* _Required task_: Return all lines where the word "with" can be found.

* _Supplied material_:
____
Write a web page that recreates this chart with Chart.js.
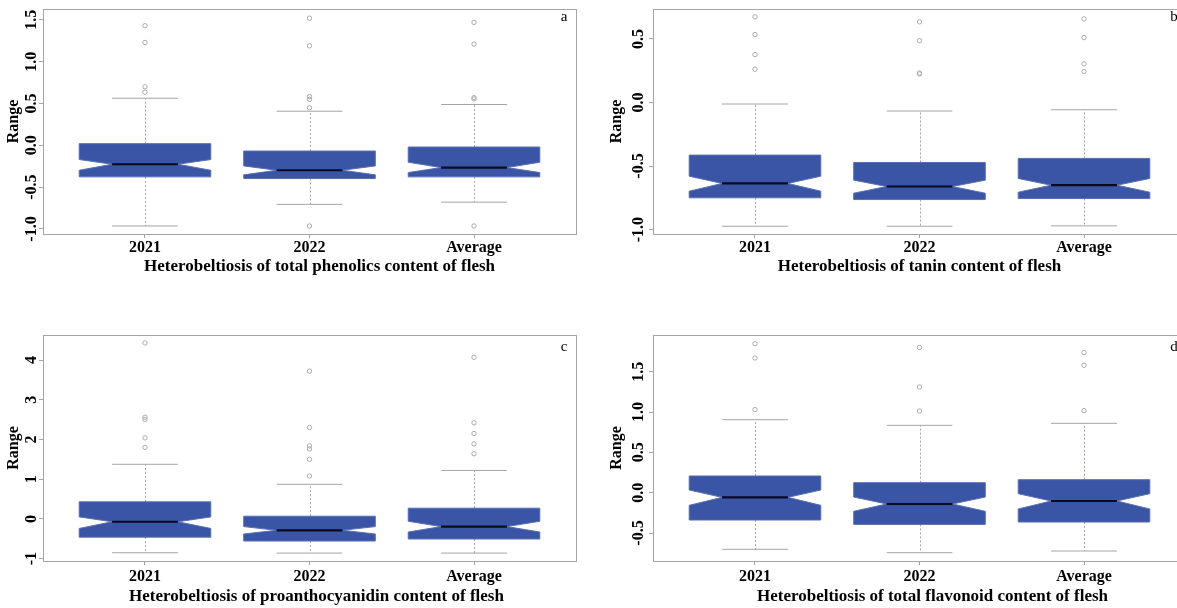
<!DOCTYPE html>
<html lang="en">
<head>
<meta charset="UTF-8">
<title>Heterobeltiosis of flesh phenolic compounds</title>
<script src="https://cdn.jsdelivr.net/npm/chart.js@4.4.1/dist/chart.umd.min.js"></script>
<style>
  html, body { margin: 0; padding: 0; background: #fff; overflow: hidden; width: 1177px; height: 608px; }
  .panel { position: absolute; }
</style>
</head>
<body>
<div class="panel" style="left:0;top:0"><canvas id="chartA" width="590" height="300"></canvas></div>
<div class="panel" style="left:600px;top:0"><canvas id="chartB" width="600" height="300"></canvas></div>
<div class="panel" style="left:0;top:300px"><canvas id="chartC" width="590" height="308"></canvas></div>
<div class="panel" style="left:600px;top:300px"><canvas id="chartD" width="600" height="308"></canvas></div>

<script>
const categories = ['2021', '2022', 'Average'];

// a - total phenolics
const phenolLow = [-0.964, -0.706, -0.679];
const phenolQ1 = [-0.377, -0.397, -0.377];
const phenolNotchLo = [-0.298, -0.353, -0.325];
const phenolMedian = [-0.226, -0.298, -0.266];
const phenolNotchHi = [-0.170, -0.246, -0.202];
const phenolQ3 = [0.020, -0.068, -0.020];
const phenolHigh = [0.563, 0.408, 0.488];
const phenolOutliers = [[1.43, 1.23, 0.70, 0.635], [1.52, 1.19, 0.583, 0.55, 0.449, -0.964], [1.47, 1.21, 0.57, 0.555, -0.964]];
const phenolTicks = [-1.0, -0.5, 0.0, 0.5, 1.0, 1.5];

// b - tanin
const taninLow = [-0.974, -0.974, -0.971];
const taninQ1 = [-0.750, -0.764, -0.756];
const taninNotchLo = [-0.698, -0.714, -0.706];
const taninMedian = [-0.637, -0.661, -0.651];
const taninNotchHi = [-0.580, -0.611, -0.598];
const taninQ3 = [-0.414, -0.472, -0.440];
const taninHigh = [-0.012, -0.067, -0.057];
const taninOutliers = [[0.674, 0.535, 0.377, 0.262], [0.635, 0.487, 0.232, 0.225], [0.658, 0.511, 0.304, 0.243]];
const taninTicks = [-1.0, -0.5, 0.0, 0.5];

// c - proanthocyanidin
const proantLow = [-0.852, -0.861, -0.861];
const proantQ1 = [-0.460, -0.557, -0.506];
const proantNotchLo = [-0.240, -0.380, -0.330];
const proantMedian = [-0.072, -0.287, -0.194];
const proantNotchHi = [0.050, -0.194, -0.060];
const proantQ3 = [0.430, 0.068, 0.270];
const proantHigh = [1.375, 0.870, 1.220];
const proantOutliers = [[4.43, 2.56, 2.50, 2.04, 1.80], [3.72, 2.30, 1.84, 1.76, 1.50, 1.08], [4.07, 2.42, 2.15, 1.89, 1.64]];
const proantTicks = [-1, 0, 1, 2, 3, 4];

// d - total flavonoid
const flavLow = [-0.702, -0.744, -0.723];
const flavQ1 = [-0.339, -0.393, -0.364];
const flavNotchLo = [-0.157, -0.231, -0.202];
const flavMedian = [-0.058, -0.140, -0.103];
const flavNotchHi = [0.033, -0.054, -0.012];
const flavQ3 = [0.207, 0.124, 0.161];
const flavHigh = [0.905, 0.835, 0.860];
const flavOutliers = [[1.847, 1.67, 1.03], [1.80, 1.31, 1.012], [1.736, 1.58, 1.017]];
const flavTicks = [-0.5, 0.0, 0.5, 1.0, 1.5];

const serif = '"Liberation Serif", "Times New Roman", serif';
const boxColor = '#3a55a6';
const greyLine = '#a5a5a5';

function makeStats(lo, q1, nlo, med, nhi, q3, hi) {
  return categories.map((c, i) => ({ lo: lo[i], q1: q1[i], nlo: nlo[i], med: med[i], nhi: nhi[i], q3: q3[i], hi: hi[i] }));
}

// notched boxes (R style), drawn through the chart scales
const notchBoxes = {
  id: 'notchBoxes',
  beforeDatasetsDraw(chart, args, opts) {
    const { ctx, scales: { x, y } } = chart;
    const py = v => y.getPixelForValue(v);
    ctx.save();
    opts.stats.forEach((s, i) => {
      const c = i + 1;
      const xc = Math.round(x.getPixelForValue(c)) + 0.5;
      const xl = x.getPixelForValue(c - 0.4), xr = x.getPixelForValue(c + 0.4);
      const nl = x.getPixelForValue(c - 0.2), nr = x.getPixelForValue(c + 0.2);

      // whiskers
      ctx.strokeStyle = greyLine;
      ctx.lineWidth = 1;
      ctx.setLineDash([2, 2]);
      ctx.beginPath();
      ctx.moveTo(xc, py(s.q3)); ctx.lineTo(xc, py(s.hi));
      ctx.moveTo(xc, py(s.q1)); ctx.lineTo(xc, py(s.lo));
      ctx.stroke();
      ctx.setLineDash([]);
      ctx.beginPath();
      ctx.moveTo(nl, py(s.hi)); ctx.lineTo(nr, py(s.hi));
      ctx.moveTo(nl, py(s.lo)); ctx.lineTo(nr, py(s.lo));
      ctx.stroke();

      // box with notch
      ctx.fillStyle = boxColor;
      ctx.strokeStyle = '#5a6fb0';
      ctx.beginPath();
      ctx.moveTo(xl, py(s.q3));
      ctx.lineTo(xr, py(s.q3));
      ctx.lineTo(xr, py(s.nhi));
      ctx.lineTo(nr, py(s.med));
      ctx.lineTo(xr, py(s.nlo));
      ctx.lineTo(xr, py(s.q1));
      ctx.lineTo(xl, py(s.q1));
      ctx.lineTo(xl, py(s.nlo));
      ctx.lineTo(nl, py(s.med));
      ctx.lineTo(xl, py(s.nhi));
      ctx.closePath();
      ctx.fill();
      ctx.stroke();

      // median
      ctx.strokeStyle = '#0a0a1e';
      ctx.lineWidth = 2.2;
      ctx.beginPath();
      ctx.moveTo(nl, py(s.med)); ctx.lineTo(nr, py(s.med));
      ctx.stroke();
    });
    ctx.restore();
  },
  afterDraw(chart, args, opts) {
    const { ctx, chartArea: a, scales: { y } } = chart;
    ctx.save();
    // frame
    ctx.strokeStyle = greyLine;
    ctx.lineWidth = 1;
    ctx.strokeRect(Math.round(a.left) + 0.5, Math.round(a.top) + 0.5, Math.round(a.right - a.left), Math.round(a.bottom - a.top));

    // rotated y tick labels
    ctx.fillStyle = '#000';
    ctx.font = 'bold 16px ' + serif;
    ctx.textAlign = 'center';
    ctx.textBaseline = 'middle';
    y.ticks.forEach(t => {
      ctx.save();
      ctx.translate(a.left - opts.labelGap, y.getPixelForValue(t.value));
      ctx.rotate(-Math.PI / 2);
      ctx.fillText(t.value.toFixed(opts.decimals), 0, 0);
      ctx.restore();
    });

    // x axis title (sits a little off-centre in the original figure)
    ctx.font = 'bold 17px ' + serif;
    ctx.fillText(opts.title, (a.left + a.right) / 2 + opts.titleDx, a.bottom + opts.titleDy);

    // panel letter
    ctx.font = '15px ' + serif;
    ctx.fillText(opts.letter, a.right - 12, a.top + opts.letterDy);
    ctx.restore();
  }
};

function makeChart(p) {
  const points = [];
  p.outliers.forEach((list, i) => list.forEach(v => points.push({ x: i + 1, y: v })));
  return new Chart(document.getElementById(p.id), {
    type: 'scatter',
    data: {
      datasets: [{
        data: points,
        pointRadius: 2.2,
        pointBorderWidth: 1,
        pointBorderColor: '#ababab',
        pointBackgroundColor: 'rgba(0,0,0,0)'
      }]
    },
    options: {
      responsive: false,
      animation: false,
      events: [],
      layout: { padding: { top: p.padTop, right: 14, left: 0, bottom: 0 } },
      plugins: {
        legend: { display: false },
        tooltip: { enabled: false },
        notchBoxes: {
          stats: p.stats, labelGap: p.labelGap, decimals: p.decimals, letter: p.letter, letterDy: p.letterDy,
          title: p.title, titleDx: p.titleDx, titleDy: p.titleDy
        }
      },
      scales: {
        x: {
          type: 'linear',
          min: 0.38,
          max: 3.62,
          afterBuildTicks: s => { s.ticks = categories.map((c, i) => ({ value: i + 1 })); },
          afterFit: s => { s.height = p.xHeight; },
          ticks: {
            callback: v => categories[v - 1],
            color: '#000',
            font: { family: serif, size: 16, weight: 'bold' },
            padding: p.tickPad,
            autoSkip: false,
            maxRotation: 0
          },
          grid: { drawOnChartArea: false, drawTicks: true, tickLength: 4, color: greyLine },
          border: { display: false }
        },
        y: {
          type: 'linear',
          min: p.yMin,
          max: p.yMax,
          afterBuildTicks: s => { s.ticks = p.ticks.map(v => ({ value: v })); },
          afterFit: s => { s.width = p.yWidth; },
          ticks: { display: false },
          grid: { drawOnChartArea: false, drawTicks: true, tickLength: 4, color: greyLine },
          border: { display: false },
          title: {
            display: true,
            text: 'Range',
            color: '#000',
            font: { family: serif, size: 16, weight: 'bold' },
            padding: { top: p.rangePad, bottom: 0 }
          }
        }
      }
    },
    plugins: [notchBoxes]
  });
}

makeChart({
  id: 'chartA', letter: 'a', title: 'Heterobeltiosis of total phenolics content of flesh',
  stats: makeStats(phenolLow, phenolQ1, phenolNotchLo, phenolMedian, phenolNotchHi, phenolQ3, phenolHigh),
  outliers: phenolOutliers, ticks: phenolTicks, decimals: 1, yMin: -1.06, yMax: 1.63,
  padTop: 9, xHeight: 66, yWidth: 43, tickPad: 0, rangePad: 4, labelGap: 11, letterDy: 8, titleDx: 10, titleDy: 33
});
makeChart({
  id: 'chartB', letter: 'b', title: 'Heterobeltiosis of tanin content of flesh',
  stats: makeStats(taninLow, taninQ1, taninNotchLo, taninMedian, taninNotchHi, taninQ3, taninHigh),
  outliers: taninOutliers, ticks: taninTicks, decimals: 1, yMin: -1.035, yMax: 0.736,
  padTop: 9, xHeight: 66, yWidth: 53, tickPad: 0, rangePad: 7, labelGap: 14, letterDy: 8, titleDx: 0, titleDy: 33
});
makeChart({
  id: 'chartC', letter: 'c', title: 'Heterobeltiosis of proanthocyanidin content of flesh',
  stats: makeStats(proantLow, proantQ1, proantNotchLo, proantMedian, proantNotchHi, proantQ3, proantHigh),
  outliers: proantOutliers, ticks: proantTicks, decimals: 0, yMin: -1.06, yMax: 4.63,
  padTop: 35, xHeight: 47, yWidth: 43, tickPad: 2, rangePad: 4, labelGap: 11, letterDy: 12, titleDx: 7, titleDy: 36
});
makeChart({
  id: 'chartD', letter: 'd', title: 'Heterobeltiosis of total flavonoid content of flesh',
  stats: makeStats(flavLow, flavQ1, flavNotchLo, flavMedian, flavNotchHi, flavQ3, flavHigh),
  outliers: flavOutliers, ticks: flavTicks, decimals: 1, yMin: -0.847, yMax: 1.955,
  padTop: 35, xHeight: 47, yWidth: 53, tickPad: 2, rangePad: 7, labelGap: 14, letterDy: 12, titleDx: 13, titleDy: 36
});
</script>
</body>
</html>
____
* _Exercise output_:
Write a web page that recreates this chart with Chart.js.
      // box with notch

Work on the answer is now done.